Lo más asombroso de ello es que sigo siendo, a la vez, joven, pequeña, incluso un infante. Porque no cambiamos apenas: seguimos siendo igual de inseguros, igual de risibles y entrañables, seguimos comportándonos egoístamente, seguimos peleando como en la escuela, seguimos enamorándonos como en la guardería, seguimos esperando de nuestro amigo que esté allí siempre, pegado al teléfono para cualquier imprevisto que nos surja, y siempre seguiremos así, tratando de aparentar un poco lo que nos gustaría que los demás vieran en nosotos. Porque lo único esencial que cambia es que aprendemos a ocultar nuestras debilidades: copiamos de nuestros mayores una falsa seguridad, una autoridad, pocas veces sentida, para hacer juicios categóricos y contar medias mentiras como si fueran verdades.Lo peor de todo es que estas nuevas habilidades nos roban un poco de inocencia, nos convierten en peter panes desengañados. Esa es, creo yo, nuestra compartida infelicidad de crecer.

19 marzo 2008

una inquietud

Me inquieta un cuestión. No creo que al nacer seamos tablas en blanco sobre las que nuestro entorno va inscribiendo una personalidad, un carácter, un modo de reaccionar. Sin embargo, sí creo que el ambiente en el que nos educamos, los afectos que se nos profesan, las experiencias vividas o vistas, todo un cúmulo de azares, en suma, nos perfilan nuestro ser. ¿Hasta qué punto? Esto es más o menos subjetivo por lo que respecta a nuestra psicología pero, ¿y cuando se trata de nuestro modo de concebir el mundo? Pienso que, del mismo modo que aprendemos los elementos químicos, las capitales europeas o los autores aureos, aprendemos un modo de experimentar los afectos, de entender los sentimientos y de reaccionar. Entonces, ¿no es un poco falso creer que qeremos a alguien o que amamos a cierta persona? Si creo sentir amor, si experimento amistad hacia un compañero o un conocido ¿es el mismo amor que él siente por mí? ¿es su amistad la misma que yo le profeso?

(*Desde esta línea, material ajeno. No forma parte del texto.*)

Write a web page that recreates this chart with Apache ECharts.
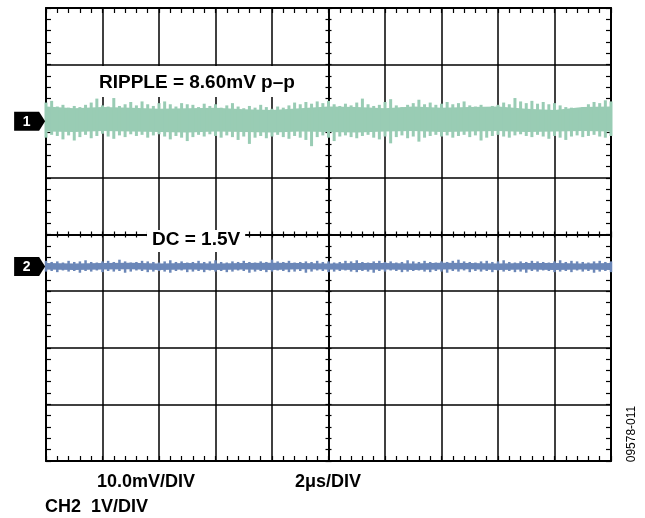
<!DOCTYPE html>
<html>
<head>
<meta charset="utf-8">
<script src="https://cdn.jsdelivr.net/npm/echarts@6/dist/echarts.min.js"></script>
<style>
html,body{margin:0;padding:0;background:#fff;}
#c{width:645px;height:518px;}
</style>
</head>
<body>
<div id="c"></div>
<script>
// ---------------- DATA ----------------
// Channel 1 (ripple, 10.0 mV/DIV): peak extents in mV about the channel reference, one sample every 0.1 DIV (2 µs/DIV)
const ch1Hi = [3.3,3.6,2.6,2.9,2.4,2.7,2.5,2.9,3.3,4.0,
  2.8,2.6,4.1,2.7,3.0,3.4,2.8,3.5,3.0,2.7,
  3.2,3.5,3.0,2.6,3.2,3.0,2.9,2.5,3.1,2.7,
  3.0,2.4,2.8,3.2,2.6,2.3,2.7,2.4,2.9,2.5,
  2.2,2.6,2.4,2.8,3.3,3.0,3.4,3.1,3.5,3.2,
  3.6,3.0,2.7,3.1,2.8,3.3,4.0,3.0,2.7,2.9,
  3.4,3.9,2.8,2.5,2.9,3.2,3.8,3.0,3.3,2.9,
  3.1,3.4,3.0,3.2,3.5,2.8,2.6,2.9,2.5,2.7,
  2.9,3.3,3.0,4.1,3.5,3.2,3.6,3.1,3.4,3.0,
  3.2,2.8,2.5,2.4,2.2,2.5,3.0,3.4,3.2,3.7,3.5];
const ch1Lo = [-2.9,-2.4,-2.6,-3.2,-2.5,-3.4,-2.8,-2.4,-3.0,-2.6,
  -2.2,-2.7,-3.1,-2.5,-2.8,-2.3,-2.6,-2.4,-2.9,-2.5,
  -2.3,-2.7,-3.2,-2.6,-2.9,-3.5,-2.8,-2.4,-2.7,-2.3,
  -2.6,-2.9,-2.5,-2.8,-3.3,-2.7,-4.0,-2.9,-2.6,-3.0,
  -2.7,-2.4,-2.8,-3.1,-2.6,-2.9,-3.3,-4.4,-2.8,-2.5,
  -2.9,-3.5,-2.7,-2.5,-2.8,-3.0,-2.6,-2.4,-2.9,-3.2,
  -2.7,-3.9,-2.8,-2.5,-3.0,-2.7,-3.6,-2.9,-2.6,-2.4,
  -2.7,-2.5,-2.9,-2.6,-2.4,-2.8,-2.5,-3.4,-2.9,-2.6,
  -2.4,-2.7,-2.9,-2.5,-2.3,-2.6,-2.8,-2.4,-2.7,-3.1,
  -2.6,-2.9,-3.3,-2.7,-2.5,-2.8,-2.6,-2.4,-2.7,-2.9,-2.6];
// Channel 1 dense core band (mV), one value every 0.5 DIV
const ch1CoreHi = [2.6,2.3,2.5,2.4,2.2,2.3,2.4,2.1,2.0,2.3,2.6,2.5,2.3,2.6,2.4,2.5,2.6,2.2,2.0,2.5,2.6];
const ch1CoreLo = [-1.8,-1.9,-1.7,-1.8,-1.9,-2.0,-1.8,-1.9,-2.0,-1.8,-1.9,-2.0,-1.8,-1.7,-1.9,-1.8,-1.7,-1.9,-1.8,-1.7,-1.8];

// Channel 2 (DC = 1.5 V, 1 V/DIV): peak extents in volts, one sample every 0.1 DIV
const ch2Hi = [1.60,1.58,1.59,1.57,1.60,1.58,1.59,1.61,1.58,1.57,
  1.59,1.60,1.58,1.62,1.59,1.57,1.58,1.60,1.59,1.58,
  1.57,1.59,1.61,1.58,1.59,1.57,1.58,1.60,1.58,1.59,
  1.61,1.58,1.57,1.59,1.58,1.60,1.58,1.57,1.59,1.58,
  1.62,1.59,1.58,1.60,1.57,1.58,1.59,1.58,1.60,1.58,
  1.59,1.57,1.58,1.60,1.59,1.61,1.58,1.57,1.59,1.60,
  1.58,1.59,1.57,1.58,1.61,1.59,1.58,1.60,1.58,1.57,
  1.59,1.58,1.60,1.62,1.59,1.58,1.57,1.59,1.60,1.58,
  1.59,1.61,1.58,1.57,1.59,1.58,1.60,1.59,1.58,1.57,
  1.59,1.61,1.58,1.60,1.59,1.58,1.57,1.59,1.60,1.58,1.59];
const ch2Lo = [1.41,1.42,1.40,1.43,1.41,1.42,1.39,1.42,1.41,1.43,
  1.40,1.42,1.41,1.42,1.39,1.41,1.43,1.42,1.40,1.41,
  1.42,1.41,1.39,1.42,1.43,1.40,1.41,1.42,1.40,1.43,
  1.41,1.42,1.40,1.41,1.43,1.42,1.39,1.41,1.42,1.40,
  1.41,1.43,1.42,1.40,1.41,1.42,1.39,1.41,1.43,1.42,
  1.40,1.41,1.42,1.43,1.41,1.40,1.42,1.41,1.39,1.42,
  1.41,1.43,1.42,1.40,1.41,1.42,1.43,1.41,1.40,1.42,
  1.41,1.39,1.42,1.41,1.43,1.40,1.42,1.41,1.42,1.40,
  1.43,1.41,1.42,1.40,1.41,1.39,1.42,1.41,1.43,1.42,
  1.40,1.41,1.42,1.40,1.43,1.41,1.42,1.39,1.41,1.42,1.40];
const ch2CoreHi = [1.56,1.555,1.56,1.565,1.555,1.56,1.555,1.56,1.565,1.56,1.555,1.56,1.56,1.555,1.565,1.56,1.555,1.56,1.56,1.555,1.56];
const ch2CoreLo = [1.445,1.44,1.445,1.45,1.44,1.445,1.44,1.445,1.44,1.45,1.445,1.44,1.445,1.44,1.445,1.45,1.44,1.445,1.44,1.445,1.44];

// Channel settings / reference levels (in divisions from screen centre)
const channelNames = ['1','2'];
const channelRefDiv = [2.0, -0.565];
const ch1MvPerDiv = 10;
const ch2VoltsPerDiv = 1;
const ch2Dc = 1.5;

// Labels
const rippleLabel = 'RIPPLE = 8.60mV p–p';
const dcLabel = 'DC = 1.5V';
const ch1ScaleLabel = '10.0mV/DIV';
const timeLabel = '2μs/DIV';
const ch2ScaleLabel = 'CH2  1V/DIV';
const figureId = '09578-011';
const xDivs = 10, yDivs = 8;

// ---------------- BUILD ----------------
const toDiv1 = v => channelRefDiv[0] + v / ch1MvPerDiv;
const toDiv2 = v => channelRefDiv[1] + (v - ch2Dc) / ch2VoltsPerDiv;
function mk(hi, lo, conv) {
  const n = hi.length;
  return hi.map((h, i) => [i * xDivs / (n - 1), conv(lo[i]), conv(h)]);
}
const ch1Spikes = mk(ch1Hi, ch1Lo, toDiv1);
const ch1Core = mk(ch1CoreHi, ch1CoreLo, toDiv1);
const ch2Spikes = mk(ch2Hi, ch2Lo, toDiv2);
const ch2Core = mk(ch2CoreHi, ch2CoreLo, toDiv2);

const GREEN = '#99ccb4';
const BLUE = '#6b87b8';
const FONT = 'Arial, "Liberation Sans", Helvetica, sans-serif';

function bandRender(color) {
  return function (params, api) {
    if (params.dataIndex !== 0) return null;
    const n = params.dataInsideLength;
    const top = [], bot = [];
    for (let i = 0; i < n; i++) {
      top.push(api.coord([api.value(0, i), api.value(2, i)]));
      bot.push(api.coord([api.value(0, i), api.value(1, i)]));
    }
    return {type: 'polygon', shape: {points: top.concat(bot.reverse())}, style: {fill: color}};
  };
}
function spikeRender(color, w) {
  return function (params, api) {
    const a = api.coord([api.value(0), api.value(1)]);
    const b = api.coord([api.value(0), api.value(2)]);
    return {type: 'line', shape: {x1: a[0], y1: a[1], x2: b[0], y2: b[1]}, style: {stroke: color, lineWidth: w}};
  };
}

const rect = {left: 46, top: 8, width: 565, height: 453};
function ax(extra) {
  return Object.assign({
    type: 'value', axisLabel: {show: false},
    axisLine: {show: true, onZero: false, lineStyle: {color: '#000', width: 2}},
    axisTick: {show: true, inside: true, length: 5, lineStyle: {color: '#000', width: 1.2}},
    minorTick: {show: true, splitNumber: 5, length: 5, lineStyle: {color: '#000', width: 1.2}},
    splitLine: {show: false}
  }, extra);
}
function cax(extra, inside) {
  return Object.assign({
    type: 'value', axisLabel: {show: false},
    axisLine: {show: true, onZero: true, lineStyle: {color: '#000', width: 1.5}},
    axisTick: {show: true, inside: inside, length: 3, lineStyle: {color: '#000', width: 1.2}},
    minorTick: {show: true, splitNumber: 5, length: 3, lineStyle: {color: '#000', width: 1.2}},
    splitLine: {show: false}
  }, extra);
}
const split = {show: true, lineStyle: {color: '#000', width: 1.5}};

const txt = (size) => ({fontFamily: FONT, fontSize: size, fontWeight: 'bold', color: '#000'});

const option = {
  backgroundColor: '#fff',
  animation: false,
  grid: [Object.assign({}, rect), Object.assign({}, rect), Object.assign({}, rect)],
  xAxis: [
    ax({gridIndex: 0, position: 'bottom', min: 0, max: xDivs, interval: 1, splitLine: split}),
    ax({gridIndex: 0, position: 'top', min: 0, max: xDivs, interval: 1}),
    cax({gridIndex: 1, min: -xDivs / 2, max: xDivs / 2, interval: 1}, true),
    cax({gridIndex: 2, min: -xDivs / 2, max: xDivs / 2, interval: 1}, false)
  ],
  yAxis: [
    ax({gridIndex: 0, position: 'left', min: -yDivs / 2, max: yDivs / 2, interval: 1, splitLine: split}),
    ax({gridIndex: 0, position: 'right', min: -yDivs / 2, max: yDivs / 2, interval: 1}),
    cax({gridIndex: 1, min: -yDivs / 2, max: yDivs / 2, interval: 1}, true),
    cax({gridIndex: 2, min: -yDivs / 2, max: yDivs / 2, interval: 1}, false)
  ],
  title: [
    {text: rippleLabel, left: 93, top: 66, padding: [7, 6, 5, 6], backgroundColor: '#fff', textStyle: txt(19)},
    {text: dcLabel, left: 147, top: 230, padding: [0, 5, 3, 5], backgroundColor: '#fff', textStyle: txt(19)},
    {text: ch1ScaleLabel, left: 97, top: 473, padding: 0, textStyle: txt(18)},
    {text: timeLabel, left: 295, top: 473, padding: 0, textStyle: txt(18)},
    {text: ch2ScaleLabel, left: 45, top: 498, padding: 0, textStyle: txt(18)}
  ],
  graphic: [
    {type: 'text', x: 632, y: 434, rotation: Math.PI / 2,
     style: {text: figureId, font: '12px ' + FONT, fill: '#000', align: 'center', verticalAlign: 'middle'}}
  ],
  series: [
    {type: 'custom', xAxisIndex: 0, yAxisIndex: 0, data: ch1Core, renderItem: bandRender(GREEN), z: 3},
    {type: 'custom', xAxisIndex: 0, yAxisIndex: 0, data: ch1Spikes, renderItem: spikeRender(GREEN, 3), z: 3},
    {type: 'custom', xAxisIndex: 0, yAxisIndex: 0, data: ch2Core, renderItem: bandRender(BLUE), z: 3},
    {type: 'custom', xAxisIndex: 0, yAxisIndex: 0, data: ch2Spikes, renderItem: spikeRender(BLUE, 2.5), z: 3},
    {type: 'scatter', xAxisIndex: 0, yAxisIndex: 0, clip: false, z: 5,
     symbol: 'path://M0,0 L25,0 L31,9.5 L25,19 L0,19 Z', symbolSize: [31, 19],
     itemStyle: {color: '#000', opacity: 1},
     label: {show: true, position: 'inside', offset: [-3, 1], color: '#fff', fontFamily: FONT, fontWeight: 'bold', fontSize: 14,
             formatter: p => p.name},
     data: channelNames.map((n, i) => ({name: n, value: [-0.29, channelRefDiv[i]]}))}
  ]
};
const chart = echarts.init(document.getElementById('c'));
chart.setOption(option);
</script>
</body>
</html>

Sin entrar en diferencias históricas o culturales, simplemente centrándome en la comparación con los que me son más crcanos, no creo que sea así. Mi duda no de índole epistemológica sino vital: me pregunto hasta qué punto no nos condena esto a no entendernos nunca, y así, a la eterna soledad, a una total deseperación.
Quede claro que esto es una simple duda, no una afirmación categórica. La incertidumvbre es lo único que nos salva. En cierto modo es un tipo de esperanza. También existen las realidades ocultas. De eso hablaré, quizá, otro día, si estoy de humor.